Saturday, February 6, 2010
No snow for us today in New England (although they are getting inundated further south in DC) but it's very cold and windy. Good weather for staying home, but I ventured out into the frigid world taking my usual route up to Whitney Peak. Too cold a day for Schubert on the iPod. Sibelius somehow seemed more appropriate.
En Saga--one of Sibbe's lesser known tone poems but one of my favorites. its all about inexorable forward movement and retreat-or more a kind of stasis or slow motion. I think. But oh how wonderful it is to have music like that in one's ears just when one needs it! It complements the icy weather to a T and kept me moving. It got me thinking about the saturation of our society now, sonic saturation that is. Supposedly a hallmark of Post Modernism. It's so easy to have any music where or whenever!! I think the twenty-somethings just take this for granted and why not?) But I can remember back in the 80s when portable music became feasible how miraculous it could be. I remember my first visit to Venice when I walked through San Marco with the antiphonal sounds of Gabrielli on my headphone, and in the"Frari" Basilica I listened to Monteverdi's Magnificat, and out on the lagoon on the vaporetto, the slow movement of Mahler's 5th just as it was in Visconti's marvelous film of "Death in Venice."

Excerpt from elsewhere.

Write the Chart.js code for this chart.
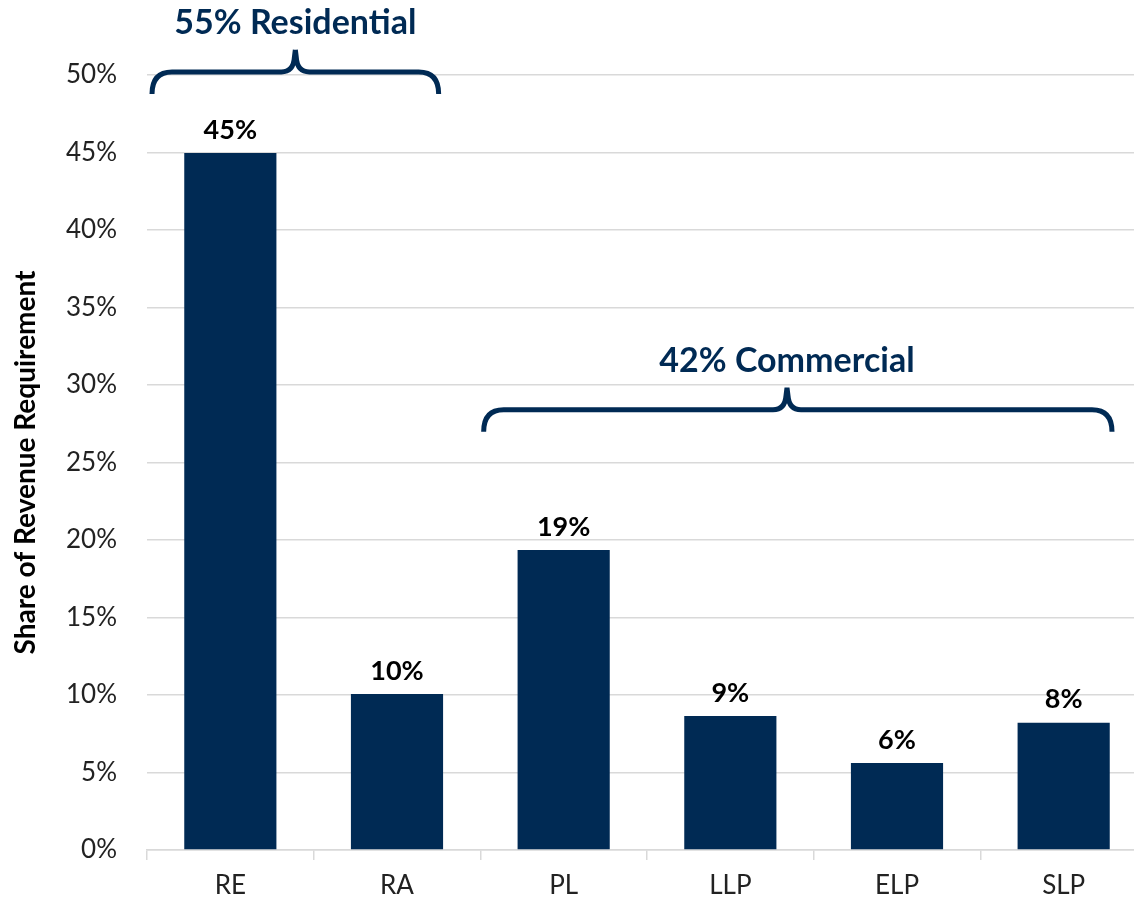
<!DOCTYPE html>
<html>
<head>
<meta charset="utf-8">
<script src="https://cdn.jsdelivr.net/npm/chart.js@4.4.1/dist/chart.umd.min.js"></script>
<style>
html,body{margin:0;padding:0;background:#fff;overflow:hidden;}
#wrap{position:relative;width:1147px;height:902px;}
</style>
</head>
<body>
<div id="wrap"><canvas id="c"></canvas></div>
<script>
const categories = ["RE", "RA", "PL", "LLP", "ELP", "SLP"];
const shares = [44.97, 10.06, 19.35, 8.65, 5.61, 8.21];
const yTicks = [0, 5, 10, 15, 20, 25, 30, 35, 40, 45, 50];
const groupLabels = ["55% Residential", "42% Commercial"];
const groupFrom = [-0.47, 1.52];
const groupTo = [1.25, 5.29];
const groupTip = [0.39, 3.34];
const groupLevel = [50.2, 28.4];

const NAVY = '#002A54';
const FONT = 'Lato, "Open Sans", sans-serif';

const barLabels = {
  id: 'barLabels',
  afterDatasetsDraw(chart) {
    const ctx = chart.ctx;
    const meta = chart.getDatasetMeta(0);
    ctx.save();
    ctx.fillStyle = '#000';
    ctx.font = 'bold 27px ' + FONT;
    ctx.textAlign = 'center';
    ctx.textBaseline = 'middle';
    meta.data.forEach((bar, i) => {
      ctx.fillText(Math.round(shares[i]) + '%', bar.x, bar.y - 23);
    });
    ctx.restore();
  }
};

const braces = {
  id: 'braces',
  afterDraw(chart) {
    const ctx = chart.ctx;
    const xs = chart.scales.x, ys = chart.scales.y;
    ctx.save();
    ctx.strokeStyle = NAVY;
    ctx.lineWidth = 5;
    ctx.lineCap = 'butt';
    ctx.lineJoin = 'round';
    for (let g = 0; g < groupLabels.length; g++) {
      const x0 = xs.getPixelForValue(groupFrom[g]);
      const x1 = xs.getPixelForValue(groupTo[g]);
      const xm = xs.getPixelForValue(groupTip[g]);
      const yh = ys.getPixelForValue(groupLevel[g]);
      const yb = yh + 22, yt = yh - 22;
      const r = 20, r2 = 14;
      ctx.beginPath();
      ctx.moveTo(x0, yb);
      ctx.quadraticCurveTo(x0, yh, x0 + r, yh);
      ctx.lineTo(xm - r2, yh);
      ctx.quadraticCurveTo(xm - 2, yh, xm - 1, yt + 8);
      ctx.quadraticCurveTo(xm, yt, xm, yt);
      ctx.moveTo(xm, yt);
      ctx.quadraticCurveTo(xm, yt, xm + 1, yt + 8);
      ctx.quadraticCurveTo(xm + 2, yh, xm + r2, yh);
      ctx.lineTo(x1 - r, yh);
      ctx.quadraticCurveTo(x1, yh, x1, yb);
      ctx.stroke();
      ctx.fillStyle = NAVY;
      ctx.font = 'bold 34px ' + FONT;
      ctx.textAlign = 'center';
      ctx.textBaseline = 'middle';
      ctx.fillText(groupLabels[g], xm, yt - 27);
    }
    ctx.restore();
  }
};

new Chart(document.getElementById('c'), {
  type: 'bar',
  data: {
    labels: categories,
    datasets: [{
      data: shares,
      backgroundColor: NAVY,
      borderWidth: 0,
      barPercentage: 0.553,
      categoryPercentage: 1.0
    }]
  },
  options: {
    responsive: true,
    maintainAspectRatio: false,
    animation: false,
    devicePixelRatio: 1,
    layout: { padding: { top: 75, left: 0, right: 0, bottom: 0 } },
    plugins: { legend: { display: false }, tooltip: { enabled: false } },
    scales: {
      x: {
        offset: true,
        afterFit(axis) { axis.height = 52; },
        grid: { offset: true, drawOnChartArea: false, drawTicks: true, tickLength: 10, color: '#d9d9d9', lineWidth: 1.5 },
        border: { display: true, color: '#d9d9d9', width: 1.5 },
        ticks: { color: '#222', font: { family: FONT, size: 26 }, padding: 10 }
      },
      y: {
        min: 0, max: 50,
        afterFit(axis) { axis.width = 147; },
        afterBuildTicks(axis) { axis.ticks = yTicks.map(v => ({ value: v })); },
        grid: { color: '#d9d9d9', lineWidth: 1.5, drawTicks: false },
        border: { display: false },
        ticks: { color: '#222', font: { family: FONT, size: 26 }, padding: 30, callback: v => v + '%' },
        title: { display: true, text: 'Share of Revenue Requirement', color: '#000', font: { family: FONT, size: 28, weight: 'bold' }, padding: { top: 9, bottom: 0 } }
      }
    }
  },
  plugins: [barLabels, braces]
});
</script>
</body>
</html>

And today I thought of another Thomas Mann book, one I've been reading in fact-- The Magic Mountain. Hans Castorp, the protagonist, becomes enamoured and possessive of the new Gramophone the Kurhaus has acquired (this is pre WW I remember). It's like a miracle to him; he stays up late into the night listening to his favorite records which he treats like sacred objects; he can't get enough of it. Mann's description of the amazement and wonder this musical machine inspired in its early days is one of my favorite parts of the lengthy novel. While he doesn't directly talk about it, the idea of the commodification of music is the underlying theme.
For me, listening to music while out walking or driving is still special in that I choose to do it only when I want to, which isn't all that often. But I think for many young people its part of life-- the soundtracks of their lives are habitually running.